Gosto de imaginar que ilhas significam-se ― fazem-se dizer por signos ― mediante barcos que se aventuram nas águas que as separam, mas também as unem: as águas podem ser oceânicas ou simples veredas, salgadas ou doces, profundas, turbulentas e mais difíceis de navegar, ou arroios cristalinos que escorrem transparentes entre pedras e vegetação de grande frescor. Os barcos, as palavras. E tudo o mais que diz respeito à palavra afeto, no sentido de afetar, atravessar. Escrever e ler são pontas de ilhas que se fazem significar ― os trajetos dependem dos barcos, das ilhas, das águas que as separam. Este blog não pretende nada, exceto lançar barcos que eventualmente alcancem outras ilhas. Barquinhos de papel.

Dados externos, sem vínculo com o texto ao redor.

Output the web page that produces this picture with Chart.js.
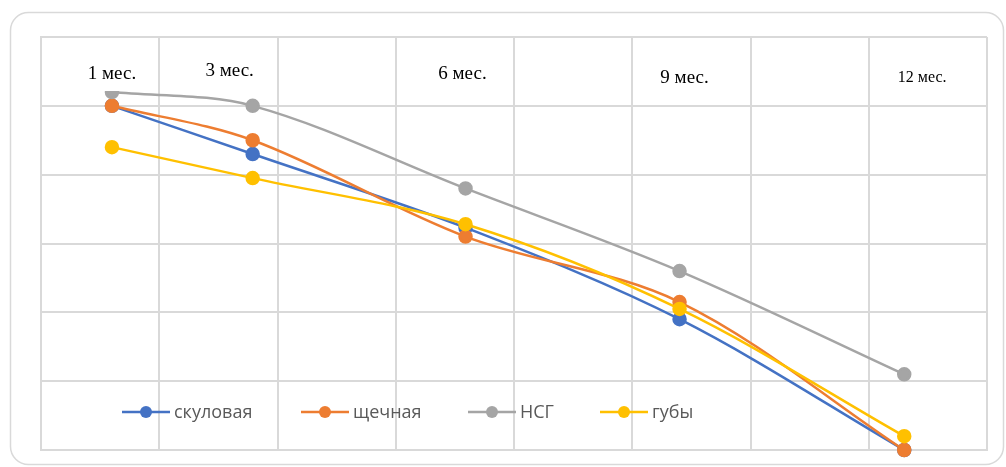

quinta-feira, 1 de julho de 2010

desenredo

Querendo ou não, o nome nos diz. Em torno do nome, vai-se criando uma espécie de nebulosa, em que gravitam apelidos, sensações, fotografias, retratos mentais, flagrantes da memória e uma movente identidade. Na literatura não poderia ser diferente. Uma das personagens mais famosas de Joyce tem um nome belíssimo, Anna Livia Plurabelle. Apaixonei-me pelo prenome, tranquilamente o aceitaria como meu. E, conforme já foi comentado pela crítica, a publicação, pelos irmãos Campos, do Panorama de Finnegans Wake teria influenciado a fatura de Tutaméia, de Guimarães Rosa, o que se faz notar no conto "Desenredo". A personagem feminina domina a trama, chamando-se Livíria, Rivília ou Irvília, conforme diz o narrador aos seus ouvintes. Nos jogos linguístico aparecem, de imediato, LíviaRiver Irlanda, além de outras possibilidades — lírio, vil, rivalidade e, por onomástica, Virília, nome que fica subentendido, com sua conotação tanto de sexualidade quando de aspecto vil, maldade, que a mulher traria associado a isso, o que remete à Eva. Mas, como se trata de um "desenredo", Eva, aqui, é finalmente perdoada. Não deixa de aparecer como Eva, portanto como culpada — Com elas quem pode, porém? Foi Adão dormir, e Eva nascer. (João Guimarães Rosa. Tutaméia: terceiras estórias. 8. ed. Rio de Janeiro: Nova Fronteira, 2001, p.72). Mas sua culpa é redimida. Haverá outro jeito de desenredar essa história?